Yes, that is true. We get our identity from the gospel. God made us in his image, and furthermore, he loves us even though we have really messed some things up. He sent his Son to die for us so that he could justify us and adopt us as his own children. There is esteem there to be accepted as a gift.
But…
I still think that if you believe what you say you believe about what is good, especially assuming you derived those opinions from your good Father in heaven, that you won’t, and probably shouldn’t feel esteem for yourself if you do not live up to them. You might protest that what I am asking is too difficult, that I am asking you to be perfect (Although it was Jesus, not me who said, “Be perfect as your Heavenly Father is perfect”). You might protest that you wouldn’t need a Savior if you could do all that. Maybe so, but I’m not wrong, and millions of unhappy, self-loathing Christians know it.
Without diving too deep right here, I’ll say that I think that God actually means for us to be like Jesus. He wants us to know who we are, to live according to the principles he has given us in Scripture, and in what is obvious in creation. As humans, let alone Christians, we are always given the choice between moving towards life, and moving towards death. Humans have to choose to live, or they choose to die. Choosing to live means to accept the reality of the Logos, the reason, the substance, the laws with which God created the universe. Man was made in the image of God to live. In fact he said that we should “produce, multiply, subdue earth, and rule over it.” I believe he built us to get a kick out of living, to find joy in, not merely surviving, but constantly choosing to rise higher.
We must choose what promotes our lives and leaves our death behind, starting with a relationship with God through Christ, but also seeking our good and the good of others. Taking responsibility for the talents, resources, gifts, and chances that we are given, and building upon them according to the laws of truth, justice, mercy, love, and industry, is how we act like the God who put us here to rule in his image as his delegates. All this we do for our own sakes, for HIS sake, and for his glory.

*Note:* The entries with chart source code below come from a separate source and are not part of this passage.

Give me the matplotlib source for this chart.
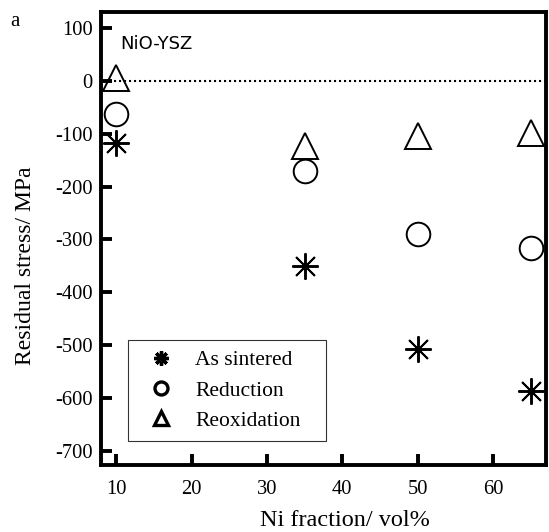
import matplotlib.pyplot as plt

# data
ni_fraction = [10, 35, 50, 65]
as_sintered = [-117, -350, -507, -587]
reduction = [-62, -170, -290, -316]
reoxidation = [5, -123, -104, -98]

plt.rcParams['font.family'] = ['Liberation Serif', 'DejaVu Serif']
plt.rcParams['axes.unicode_minus'] = False

fig = plt.figure(figsize=(5.49, 5.32), dpi=100)
ax = fig.add_axes([0.184, 0.126, 0.8105, 0.851])

ax.axhline(0, xmin=0.03, xmax=1, color='black', linestyle=(0, (1, 1.4)), linewidth=1.5, zorder=1)

ax.plot(ni_fraction, as_sintered, linestyle='none', marker=(8, 2, 0), markersize=19,
        markeredgewidth=1.4, color='black', label='As sintered')
ax.plot(ni_fraction, reduction, linestyle='none', marker='o', markersize=17,
        markerfacecolor='none', markeredgewidth=1.4, color='black', label='Reduction')
ax.plot(ni_fraction, reoxidation, linestyle='none', marker='^', markersize=19,
        markerfacecolor='none', markeredgewidth=1.4, color='black', label='Reoxidation')

ax.set_xlim(8, 67)
ax.set_ylim(-727, 130)
ax.set_xticks([10, 20, 30, 40, 50, 60])
ax.set_yticks(range(-700, 101, 100))

for side in ax.spines.values():
    side.set_linewidth(2.8)
ax.tick_params(direction='in', length=8, width=2.8, labelsize=14.8, pad=6)
ax.tick_params(axis='x', pad=11)

ax.set_xlabel('Ni fraction/ vol%', fontsize=17.5)
ax.xaxis.set_label_coords(0.548, -0.1)
ax.set_ylabel('Residual stress/ MPa', fontsize=17)
ax.yaxis.set_label_coords(-0.146, 0.44)

ax.text(0.043, 0.95, 'NiO-YSZ', transform=ax.transAxes, fontsize=13,
        family='DejaVu Sans', va='top', ha='left')
fig.text(0.018, 0.978, 'a', fontsize=15, va='top', ha='left')

leg = ax.legend(loc='lower left', bbox_to_anchor=(0.0607, 0.053, 0.445, 0.2), mode='expand',
                fontsize=15.5, markerscale=0.55, frameon=True, fancybox=False,
                edgecolor='black', borderpad=0.47, labelspacing=0.47, handlelength=2.1,
                handletextpad=0.55, borderaxespad=0)
leg.get_frame().set_linewidth(0.8)
for h in leg.legend_handles:
    h.set_markeredgewidth(2.4)

fig.savefig('out.png', dpi=100)
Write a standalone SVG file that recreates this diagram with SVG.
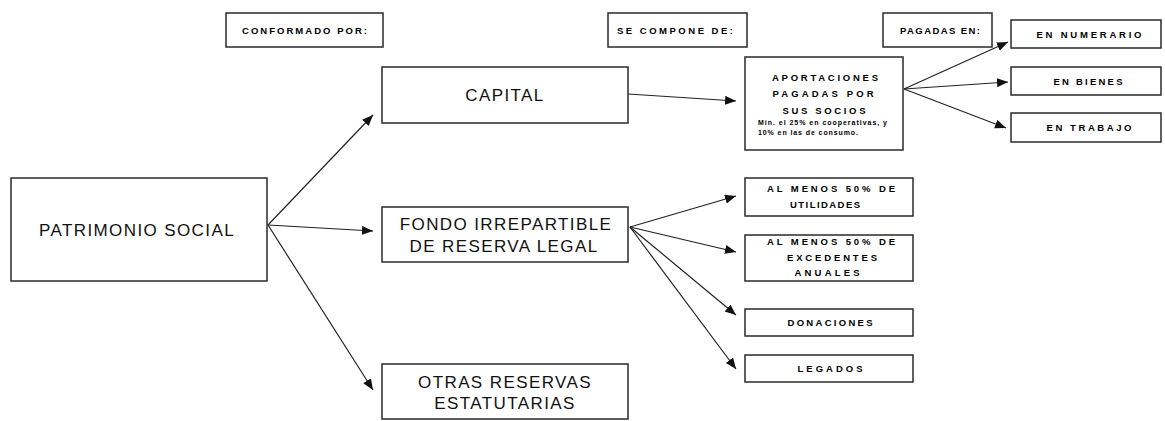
<svg xmlns="http://www.w3.org/2000/svg" width="1165" height="421" viewBox="0 0 1165 421">
<style>
.box{fill:#fff;stroke:#2a2a2a;stroke-width:1.5}
.big{font-family:"Liberation Sans",Arial,sans-serif;font-size:17px;fill:#111;text-anchor:middle;letter-spacing:1.4px}
.sm{font-family:"Liberation Sans",Arial,sans-serif;font-size:9.5px;font-weight:bold;fill:#000;text-anchor:middle}
.tiny{font-family:"Liberation Sans",Arial,sans-serif;font-size:7px;font-weight:bold;fill:#000}
.con{stroke:#222;stroke-width:1.2;fill:none;marker-end:url(#ah)}
</style>
<defs>
<marker id="ah" markerUnits="userSpaceOnUse" markerWidth="12" markerHeight="10" refX="11" refY="4.5" orient="auto">
<path d="M0,0 L11,4.5 L0,9 Z" fill="#111"/>
</marker>
</defs>
<rect width="1165" height="421" fill="#fff"/>
<g id="header1"><rect class="box" x="226" y="13" width="157" height="34"/><text class="sm" x="304.5" y="34" textLength="125" lengthAdjust="spacing">CONFORMADO POR:</text></g>
<g id="header2"><rect class="box" x="608" y="13" width="139" height="34"/><text class="sm" x="675" y="34" textLength="116" lengthAdjust="spacing">SE COMPONE DE:</text></g>
<g id="header3"><rect class="box" x="883" y="13" width="109" height="34"/><text class="sm" x="940" y="34" textLength="80" lengthAdjust="spacing">PAGADAS EN:</text></g>
<g id="patrimonio"><rect class="box" x="11" y="178" width="256" height="103"/><text class="big" x="137" y="236">PATRIMONIO SOCIAL</text></g>
<g id="capital"><rect class="box" x="382" y="67" width="246" height="56"/><text class="big" x="505" y="101">CAPITAL</text></g>
<g id="fondo"><rect class="box" x="382" y="207" width="246" height="55"/><text class="big" x="506" y="230">FONDO IRREPARTIBLE</text><text class="big" x="504" y="252">DE RESERVA LEGAL</text></g>
<g id="otras"><rect class="box" x="382" y="364" width="246" height="55"/><text class="big" x="505" y="388">OTRAS RESERVAS</text><text class="big" x="505" y="409">ESTATUTARIAS</text></g>
<g id="aportaciones"><rect class="box" x="745" y="57" width="158" height="93"/>
<text class="sm" x="825" y="81" textLength="106" lengthAdjust="spacing">APORTACIONES</text>
<text class="sm" x="823" y="97" textLength="101" lengthAdjust="spacing">PAGADAS POR</text>
<text class="sm" x="824" y="114" textLength="83" lengthAdjust="spacing">SUS SOCIOS</text>
<text class="tiny" x="758" y="125" textLength="129" lengthAdjust="spacing">Mín. el 25% en cooperativas, y</text>
<text class="tiny" x="758" y="135" textLength="100" lengthAdjust="spacing">10% en las de consumo.</text></g>
<g id="numerario"><rect class="box" x="1011" y="20" width="150" height="28"/><text class="sm" x="1089" y="38" textLength="105" lengthAdjust="spacing">EN NUMERARIO</text></g>
<g id="bienes"><rect class="box" x="1011" y="67" width="150" height="28"/><text class="sm" x="1088" y="85" textLength="69" lengthAdjust="spacing">EN BIENES</text></g>
<g id="trabajo"><rect class="box" x="1011" y="113" width="150" height="29"/><text class="sm" x="1089" y="131" textLength="85" lengthAdjust="spacing">EN TRABAJO</text></g>
<g id="utilidades"><rect class="box" x="745" y="178" width="168" height="38"/><text class="sm" x="831" y="192" textLength="128" lengthAdjust="spacing">AL MENOS 50% DE</text><text class="sm" x="825" y="208" textLength="70" lengthAdjust="spacing">UTILIDADES</text></g>
<g id="excedentes"><rect class="box" x="745" y="235" width="168" height="46"/><text class="sm" x="831" y="245" textLength="128" lengthAdjust="spacing">AL MENOS 50% DE</text><text class="sm" x="832" y="261" textLength="90" lengthAdjust="spacing">EXCEDENTES</text><text class="sm" x="827" y="276" textLength="65" lengthAdjust="spacing">ANUALES</text></g>
<g id="donaciones"><rect class="box" x="745" y="309" width="168" height="27"/><text class="sm" x="830" y="326" textLength="85" lengthAdjust="spacing">DONACIONES</text></g>
<g id="legados"><rect class="box" x="745" y="355" width="168" height="27"/><text class="sm" x="830" y="372" textLength="65" lengthAdjust="spacing">LEGADOS</text></g>
<g id="connectors">
<line class="con" x1="268" y1="225" x2="373" y2="115"/>
<line class="con" x1="268" y1="225" x2="373" y2="231"/>
<line class="con" x1="268" y1="225" x2="373" y2="390"/>
<line class="con" x1="628" y1="94" x2="736" y2="101"/>
<line class="con" x1="630" y1="227" x2="736" y2="196"/>
<line class="con" x1="630" y1="227" x2="736" y2="252"/>
<line class="con" x1="630" y1="227" x2="736" y2="315"/>
<line class="con" x1="630" y1="227" x2="736" y2="369"/>
<line class="con" x1="904" y1="89" x2="1008" y2="42"/>
<line class="con" x1="904" y1="89" x2="1008" y2="82"/>
<line class="con" x1="904" y1="89" x2="1006" y2="128"/>
</g>
</svg>
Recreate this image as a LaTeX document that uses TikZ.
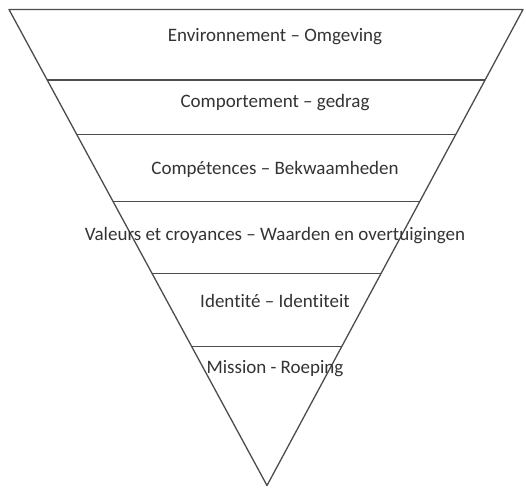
\documentclass[tikz,border=0pt]{standalone}
\usepackage{fontspec}
\setmainfont{Carlito}[Ligatures=NoCommon]
\usetikzlibrary{calc}
\tikzset{
  rim/.style={draw=black!70, line width=1.3pt, line join=round},
  layer/.style={draw=black!70, line width=1.3pt},
  lbl/.style={font=\fontsize{19}{22}\selectfont, text=black!80, inner sep=0pt, anchor=base}
}
\begin{document}
\begin{tikzpicture}[x=1pt, y=-1pt]
  \useasboundingbox (0,0) rectangle (526,488);
  \coordinate (tl) at (9,9.5);
  \coordinate (tr) at (523,9.5);
  \coordinate (apex) at (267,485.5);

  % inverted triangle
  \draw[rim] (tl) -- (tr) -- (apex) -- cycle;

  % layer boundaries
  \draw[layer] ($(tl)!0.148!(apex)$) -- ($(tr)!0.148!(apex)$);
  \draw[layer] ($(tl)!0.263!(apex)$) -- ($(tr)!0.263!(apex)$);
  \draw[layer] ($(tl)!0.403!(apex)$) -- ($(tr)!0.403!(apex)$);
  \draw[layer] ($(tl)!0.555!(apex)$) -- ($(tr)!0.555!(apex)$);
  \draw[layer] ($(tl)!0.708!(apex)$) -- ($(tr)!0.708!(apex)$);

  \node[lbl] (env) at (275,41.7) {Environnement – Omgeving};
  \node[lbl] (beh) at (275,107.5) {Comportement – gedrag};
  \node[lbl] (comp) at (275,174) {Compétences – Bekwaamheden};
  \node[lbl] (val) at (275,240.7) {Valeurs et croyances – Waarden en overtuigingen};
  \node[lbl] (ident) at (275,307.5) {Identité – Identiteit};
  \node[lbl] (miss) at (275,373) {Mission - Roeping};
\end{tikzpicture}
\end{document}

If we learn to live in the way he created us to live, no one will have to convince us to esteem ourselves. Our esteem will have nothing to do with comparison to others, or power over others, or association with a group (American, Black Lives Matter, Blue Lives Matter, Southern Baptists, Antifa, LGBTQ+, White, Black, Brown, Asian, Southern, Northern, Atheist, white collar, blue collar, or any kind of group imaginable). Rather it will be the just evaluation of righteousness and human being. That is, being human.